Was Rusty Hood’s hat a pricey Chanel? No, she said, “It’s a . . . I can’t remember!” Hood, who otherwise dripped in Chanel from shoulder-to-toe (gobs of chains and pearls and crystals around the neck, a chic, boxy suit and leather pumps) confessed she’d gone from “Chanel to Abercrombie & Fitch lately.”

Hood explained: “My husband Bill and I are planning a trip to South America. So I’ve been purchasing safari clothes, khaki things, at Abercrombie. For a catamaran trip on the Amazon, I’ll wear culottes or shorts. A big jacket with a big belt. And a wonderful safari hat with zebra trim.” The petite redhead said she would wear simple cotton dresses for her nights in the jungle, but when she kicked up her heels in Buenos Aires, she’d be wearing things- couturier.
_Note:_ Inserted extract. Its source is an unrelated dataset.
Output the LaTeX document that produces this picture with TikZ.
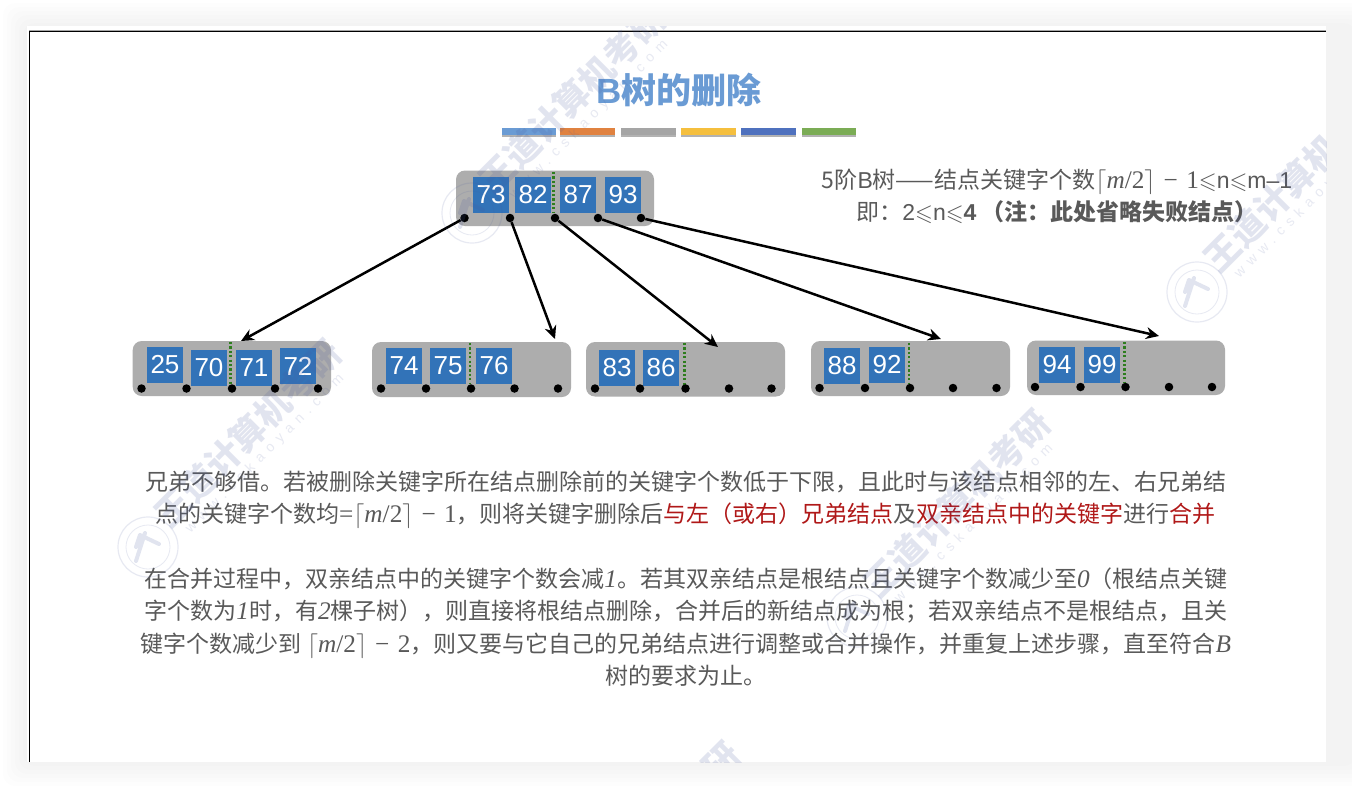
\documentclass[tikz,border=0pt]{standalone}
\usepackage{amssymb}
\usepackage{fontspec}
\setmainfont{Noto Sans CJK SC}
\newfontfamily\latfont{Liberation Sans}
\newfontfamily\serfont[Scale=1.1]{Liberation Serif}
\newfontfamily\urlfont[LetterSpace=45]{Liberation Sans}
\usetikzlibrary{arrows.meta,calc}

\definecolor{keyblue}{HTML}{3273B8}
\definecolor{nodegray}{HTML}{ADADAD}
\definecolor{splitgreen}{HTML}{2E7D1E}
\definecolor{textgray}{HTML}{595959}
\definecolor{titleblue}{HTML}{6A9BD4}
\definecolor{alertred}{HTML}{B01818}
\definecolor{markblue}{HTML}{4A5A9E}
\definecolor{barorange}{HTML}{E08240}
\definecolor{bargray}{HTML}{A5A5A5}
\definecolor{baryellow}{HTML}{F5BF3E}
\definecolor{barblue}{HTML}{4F71BE}
\definecolor{bargreen}{HTML}{7BAC55}

\tikzset{
	btnode/.style={fill=nodegray, rounded corners=9pt},
	keybox/.style={fill=keyblue, text=white, minimum size=36pt, inner sep=0pt, font=\latfont\fontsize{26}{26}\selectfont},
	ptrdot/.style={circle, fill=black, minimum size=8.5pt, inner sep=0pt},
	splitline/.style={splitgreen, line width=2.3pt, dash pattern=on 2.2pt off 2.2pt},
	ptrarrow/.style={-{Stealth[length=13pt, width=12pt]}, line width=2.5pt},
	bodytext/.style={text=textgray, align=center, inner sep=0pt, font=\fontsize{23}{32.6}\selectfont}
}

\def\tm#1{{\serfont\itshape #1}}
\def\ceilm#1{$\lceil$\tm{m}{\serfont/2}$\rceil$\,{\serfont\,−\,\,#1}}
\def\lat#1{{\latfont #1}}

% one faint stamp: seal, name and site running up at 45 degrees
\def\wmark#1(#2,#3){
	\draw[markblue, opacity=0.13, line width=1.2pt] (#2, #3) circle (30);
	\draw[markblue, opacity=0.13, line width=0.8pt] (#2, #3) circle (22);
	\draw[markblue, opacity=0.16, line width=4pt, line cap=round] ($(#2, #3)+(-8, -12)$) -- ($(#2, #3)+(11, -3)$) ($(#2, #3)+(-12, 0)$) -- ($(#2, #3)+(-8, -12)$) ($(#2, #3)+(-3, -14)$) -- ($(#2, #3)+(-12, 14)$);
	\node[rotate=45, anchor=west, text=markblue, opacity=0.16, inner sep=0pt, font=\bfseries\fontsize{35}{35}\selectfont] (#1name) at ($(#2, #3)+(13, -27)$) {王道计算机考研};
	\node[rotate=45, anchor=west, text=markblue, opacity=0.13, inner sep=0pt, font=\urlfont\fontsize{14}{14}\selectfont] (#1site) at ($(#2, #3)+(40, -16)$) {www.cskaoyan.com};
}

\begin{document}
\begin{tikzpicture}[x=1pt, y=-1pt]
	\useasboundingbox (0, 0) rectangle (1352, 788);
	
	%%%%% SLIDE %%%%%
	
	\foreach \s in {4,8,...,24}
		\fill[black, opacity=0.007, rounded corners=12pt] ({27-\s}, {27-\s}) rectangle ({1352+\s}, {762+\s});
	\fill[white] (27, 26) rectangle (1326, 762);
	\draw[black!35, line width=1pt] (29, 30) -- (1326, 30);
	\draw[black, line width=1pt] (29, 762) -- (29, 31) -- (1326, 31);
	
	%%%%% TITLE %%%%%
	
	\node[text=titleblue, inner sep=0pt, font=\bfseries\fontsize{35}{35}\selectfont] (title) at (679, 90) {\lat{B}树的删除};
	
	\fill[black!30] (502, 130) rectangle (856, 136.5);
	\fill[white] (556, 130) rectangle (560, 137);
	\fill[white] (615, 130) rectangle (621, 137);
	\fill[white] (676, 130) rectangle (681, 137);
	\fill[white] (736, 130) rectangle (741, 137);
	\fill[white] (796, 130) rectangle (802, 137);
	\fill[titleblue] (502, 128) rectangle (556, 135);
	\fill[barorange] (560, 128) rectangle (615, 135);
	\fill[bargray] (621, 128) rectangle (676, 135);
	\fill[baryellow] (681, 128) rectangle (736, 135);
	\fill[barblue] (741, 128) rectangle (796, 135);
	\fill[bargreen] (802, 128) rectangle (856, 135);
	
	\node[bodytext] (rule) at (1057, 196.5) {5阶\lat{B}树——结点关键字个数\ceilm{1}$\leqslant$\lat{n}$\leqslant$\lat{m–1}\\
		即：\lat{2}$\leqslant$\lat{n}$\leqslant$\lat{\bfseries 4} \textbf{（注：此处省略失败结点）}};
	
	%%%%% ROOT %%%%%
	
	\fill[btnode] (456, 170.5) rectangle (654, 226);
	\node[keybox] (k73) at (491, 195) {73};
	\node[keybox] (k82) at (533, 195) {82};
	\node[keybox] (k87) at (578, 195) {87};
	\node[keybox] (k93) at (623, 195) {93};
	\draw[splitline] (553.5, 172) -- (553.5, 213);
	\node[ptrdot] (r0) at (464.5, 218) {};
	\node[ptrdot] (r1) at (510, 218) {};
	\node[ptrdot] (r2) at (555, 218) {};
	\node[ptrdot] (r3) at (598, 218) {};
	\node[ptrdot] (r4) at (641, 218) {};
	
	%%%%% LEAVES %%%%%
	
	\fill[btnode] (132.7, 341) rectangle (331, 396);
	\node[keybox] (k25) at (165, 365) {25};
	\node[keybox] (k70) at (209, 368) {70};
	\node[keybox] (k71) at (254, 368) {71};
	\node[keybox] (k72) at (298, 366) {72};
	\draw[splitline] (230.5, 342) -- (230.5, 384);
	\node[ptrdot] (a0) at (141.5, 388.5) {};
	\node[ptrdot] (a1) at (186.5, 388.5) {};
	\node[ptrdot] (a2) at (232, 388.5) {};
	\node[ptrdot] (a3) at (275, 388.5) {};
	\node[ptrdot] (a4) at (318, 388.5) {};
	
	\fill[btnode] (372, 342) rectangle (571, 397);
	\node[keybox] (k74) at (404, 366) {74};
	\node[keybox] (k75) at (448, 366) {75};
	\node[keybox] (k76) at (494, 366) {76};
	\draw[splitline] (470, 343) -- (470, 384);
	\node[ptrdot] (b0) at (381, 388.5) {};
	\node[ptrdot] (b1) at (426, 388.5) {};
	\node[ptrdot] (b2) at (471, 388.5) {};
	\node[ptrdot] (b3) at (514.5, 388.5) {};
	\node[ptrdot] (b4) at (558, 388.5) {};
	
	\fill[btnode] (586, 342) rectangle (785, 396.5);
	\node[keybox] (k83) at (617, 368) {83};
	\node[keybox] (k86) at (661, 368) {86};
	\draw[splitline] (684.5, 343) -- (684.5, 385);
	\node[ptrdot] (c0) at (595, 388.5) {};
	\node[ptrdot] (c1) at (640, 388.5) {};
	\node[ptrdot] (c2) at (685.5, 388.5) {};
	\node[ptrdot] (c3) at (729, 388.5) {};
	\node[ptrdot] (c4) at (771.5, 388.5) {};
	
	\fill[btnode] (811, 341) rectangle (1010, 396);
	\node[keybox] (k88) at (842, 366) {88};
	\node[keybox] (k92) at (887, 365) {92};
	\draw[splitline] (909, 343) -- (909, 384);
	\node[ptrdot] (d0) at (819.5, 388) {};
	\node[ptrdot] (d1) at (865, 388) {};
	\node[ptrdot] (d2) at (910, 388) {};
	\node[ptrdot] (d3) at (953, 388) {};
	\node[ptrdot] (d4) at (996.5, 388) {};
	
	\fill[btnode] (1027, 340.5) rectangle (1225, 395);
	\node[keybox] (k94) at (1057, 365) {94};
	\node[keybox] (k99) at (1102, 365) {99};
	\draw[splitline] (1124.5, 342) -- (1124.5, 383);
	\node[ptrdot] (e0) at (1035, 387) {};
	\node[ptrdot] (e1) at (1080.5, 387) {};
	\node[ptrdot] (e2) at (1125.5, 387) {};
	\node[ptrdot] (e3) at (1169, 387) {};
	\node[ptrdot] (e4) at (1212, 387) {};
	
	%%%%% POINTERS %%%%%
	
	\coordinate (ta) at (241, 341);
	\coordinate (tb) at (555, 339);
	\coordinate (tc) at (718, 347);
	\coordinate (td) at (941, 339);
	\coordinate (te) at (1159, 336);
	\draw[ptrarrow] (r0) -- (ta);
	\draw[ptrarrow] (r1) -- (tb);
	\draw[ptrarrow] (r2) -- (tc);
	\draw[ptrarrow] (r3) -- (td);
	\draw[ptrarrow] (r4) -- (te);
	
	%%%%% TEXT %%%%%
	
	\node[bodytext] (parta) at (685.5, 500) {兄弟不够借。若被删除关键字所在结点删除前的关键字个数低于下限，且此时与该结点相邻的左、右兄弟结\\
		点的关键字个数均{\serfont=}\ceilm{1}，则将关键字删除后\textcolor{alertred}{与左（或右）兄弟结点}及\textcolor{alertred}{双亲结点中的关键字}进行\textcolor{alertred}{合并}};
	\node[bodytext] (partb) at (686, 627) {在合并过程中，双亲结点中的关键字个数会减\tm{1}。若其双亲结点是根结点且关键字个数减少至\tm{0}（根结点关键\\
		字个数为\tm{1}时，有\tm{2}棵子树），则直接将根结点删除，合并后的新结点成为根；若双亲结点不是根结点，且关\\
		键字个数减少到 \ceilm{2}，则又要与它自己的兄弟结点进行调整或合并操作，并重复上述步骤，直至符合\tm{B}\\
		树的要求为止。};
	
	%%%%% STAMPS %%%%%
	
	\begin{scope}
		\clip (27, 26) rectangle (1326, 762);
		\wmark{sa}(148, 547)
		\wmark{sb}(472, 213)
		\wmark{sc}(1197, 292)
		\wmark{sd}(857, 617)
		\wmark{se}(547, 949)
	\end{scope}
	
\end{tikzpicture}
\end{document}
A red and white Oscar de la Renta, for example, or a black and white Yves St. Laurent. “My color scheme for the trip is black and white and khaki, with a touch of red. And, the cotton dresses I wear in the jungle at night will be the cottons I wear in the city during daytime.”

Before the chicken piccata luncheon, knits by Jane Palmer were modeled by Fashionable members Jo Anne Mix, Ollie Hill, Patty Brennan, Mary Ann Wells and Mead.

Mary Lou Hopkins-Hornsby is chairman of the Fashionables. Also among those attending the group’s 1987 kickoff luncheon were Patricia Allen, Peggy Cotton, Pat Evans, Barbara Freundt, Georgia Haney, Virginia Knott Bender, Ruth Jensen, Emma Jane Riley, Liz Skinner, Jean Tandowsky, Hedda Marosi and Myrna Saftig.